- Available data -
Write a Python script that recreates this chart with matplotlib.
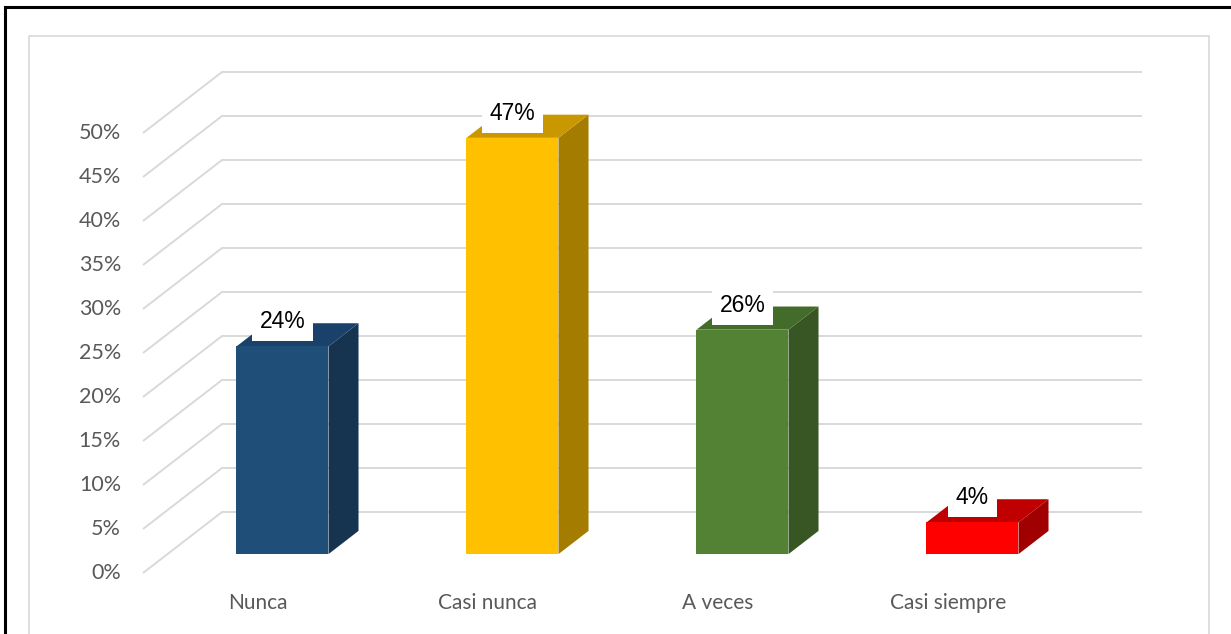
import numpy as np
import matplotlib
matplotlib.use("Agg")
from matplotlib import pyplot as plt
from matplotlib.patches import Polygon, Rectangle

# data
categories = ["Nunca", "Casi nunca", "A veces", "Casi siempre"]
values = [23.6, 47.3, 25.5, 3.6]          # percent
value_labels = ["24%", "47%", "26%", "4%"]
yticks = list(range(0, 55, 5))

front_cols = ["#1F4E79", "#FFC000", "#548235", "#FF0000"]
top_cols = ["#1A416A", "#C99700", "#436C2B", "#C00000"]
side_cols = ["#16334F", "#A47C00", "#375623", "#A00000"]

# oblique projection (depth 0..1 of the floor)
DX = 79 / 230
DY = 61 / 8.8
D0, D1 = 0.31, 0.69
HALF_W = 0.2


def proj(x, y, d):
    return (x + d * DX, y + d * DY)


fig = plt.figure(figsize=(12.31, 6.34), dpi=100)
ax = fig.add_axes([0, 0, 1, 1])
ax.set_xlim((0 - 143) / 230 - 0.5, (1231 - 143) / 230 - 0.5)
ax.set_ylim((573 - 634) / 8.8, 573 / 8.8)
ax.axis("off")

# frames
fig.patches.append(Rectangle((5 / 1231, -0.1), 1.2, 1 - 7 / 634 + 0.1, transform=fig.transFigure,
                             fill=False, ec="black", lw=2.2, zorder=0))
fig.patches.append(Rectangle((29 / 1231, -0.1), (1209 - 29) / 1231, 1 - 36 / 634 + 0.1,
                             transform=fig.transFigure, fill=False, ec="#D9D9D9", lw=1.2, zorder=0))

# gridlines (side wall + back wall)
x_left, x_right = -0.5, len(categories) - 0.5
for v in yticks:
    p0 = proj(x_left, v, 0)
    p1 = proj(x_left, v, 1)
    p2 = proj(x_right, v, 1)
    ax.plot([p0[0], p1[0], p2[0]], [p0[1], p1[1], p2[1]], color="#D9D9D9", lw=1.4,
            zorder=1, solid_capstyle="butt")
    ax.text(x_left - 22 / 230, v, f"{v}%", ha="right", va="center", fontsize=15.5,
            family="Lato", color="#595959")

# bars
for i, (v, lab) in enumerate(zip(values, value_labels)):
    l, r = i - HALF_W, i + HALF_W
    front = [proj(l, 0, D0), proj(r, 0, D0), proj(r, v, D0), proj(l, v, D0)]
    top = [proj(l, v, D0), proj(r, v, D0), proj(r, v, D1), proj(l, v, D1)]
    side = [proj(r, 0, D0), proj(r, 0, D1), proj(r, v, D1), proj(r, v, D0)]
    ax.add_patch(Polygon(side, closed=True, fc=side_cols[i], ec="none", zorder=2))
    ax.add_patch(Polygon(top, closed=True, fc=top_cols[i], ec="none", zorder=2))
    ax.add_patch(Polygon(front, closed=True, fc=front_cols[i], ec="none", zorder=3))

    lx, ly = proj(i, v, D0)
    ax.text(lx, ly + 2.8, lab, ha="center", va="center", fontsize=16.5,
            family="Liberation Sans", color="black", zorder=5,
            bbox=dict(boxstyle="square,pad=0.35", fc="white", ec="none"))

    ax.text(i, (573 - 603) / 8.8, categories[i], ha="center", va="center", fontsize=15,
            family="Lato", color="#595959")

fig.savefig("out.png", dpi=100)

- Goal -
Skip every picture and transcribe the data above exactly.

- Result of this task -
Write a Python script that recreates this chart with matplotlib.
import numpy as np
import matplotlib
matplotlib.use("Agg")
from matplotlib import pyplot as plt
from matplotlib.patches import Polygon, Rectangle

# data
categories = ["Nunca", "Casi nunca", "A veces", "Casi siempre"]
values = [23.6, 47.3, 25.5, 3.6]          # percent
value_labels = ["24%", "47%", "26%", "4%"]
yticks = list(range(0, 55, 5))

front_cols = ["#1F4E79", "#FFC000", "#548235", "#FF0000"]
top_cols = ["#1A416A", "#C99700", "#436C2B", "#C00000"]
side_cols = ["#16334F", "#A47C00", "#375623", "#A00000"]

# oblique projection (depth 0..1 of the floor)
DX = 79 / 230
DY = 61 / 8.8
D0, D1 = 0.31, 0.69
HALF_W = 0.2


def proj(x, y, d):
    return (x + d * DX, y + d * DY)


fig = plt.figure(figsize=(12.31, 6.34), dpi=100)
ax = fig.add_axes([0, 0, 1, 1])
ax.set_xlim((0 - 143) / 230 - 0.5, (1231 - 143) / 230 - 0.5)
ax.set_ylim((573 - 634) / 8.8, 573 / 8.8)
ax.axis("off")

# frames
fig.patches.append(Rectangle((5 / 1231, -0.1), 1.2, 1 - 7 / 634 + 0.1, transform=fig.transFigure,
                             fill=False, ec="black", lw=2.2, zorder=0))
fig.patches.append(Rectangle((29 / 1231, -0.1), (1209 - 29) / 1231, 1 - 36 / 634 + 0.1,
                             transform=fig.transFigure, fill=False, ec="#D9D9D9", lw=1.2, zorder=0))

# gridlines (side wall + back wall)
x_left, x_right = -0.5, len(categories) - 0.5
for v in yticks:
    p0 = proj(x_left, v, 0)
    p1 = proj(x_left, v, 1)
    p2 = proj(x_right, v, 1)
    ax.plot([p0[0], p1[0], p2[0]], [p0[1], p1[1], p2[1]], color="#D9D9D9", lw=1.4,
            zorder=1, solid_capstyle="butt")
    ax.text(x_left - 22 / 230, v, f"{v}%", ha="right", va="center", fontsize=15.5,
            family="Lato", color="#595959")

# bars
for i, (v, lab) in enumerate(zip(values, value_labels)):
    l, r = i - HALF_W, i + HALF_W
    front = [proj(l, 0, D0), proj(r, 0, D0), proj(r, v, D0), proj(l, v, D0)]
    top = [proj(l, v, D0), proj(r, v, D0), proj(r, v, D1), proj(l, v, D1)]
    side = [proj(r, 0, D0), proj(r, 0, D1), proj(r, v, D1), proj(r, v, D0)]
    ax.add_patch(Polygon(side, closed=True, fc=side_cols[i], ec="none", zorder=2))
    ax.add_patch(Polygon(top, closed=True, fc=top_cols[i], ec="none", zorder=2))
    ax.add_patch(Polygon(front, closed=True, fc=front_cols[i], ec="none", zorder=3))

    lx, ly = proj(i, v, D0)
    ax.text(lx, ly + 2.8, lab, ha="center", va="center", fontsize=16.5,
            family="Liberation Sans", color="black", zorder=5,
            bbox=dict(boxstyle="square,pad=0.35", fc="white", ec="none"))

    ax.text(i, (573 - 603) / 8.8, categories[i], ha="center", va="center", fontsize=15,
            family="Lato", color="#595959")

fig.savefig("out.png", dpi=100)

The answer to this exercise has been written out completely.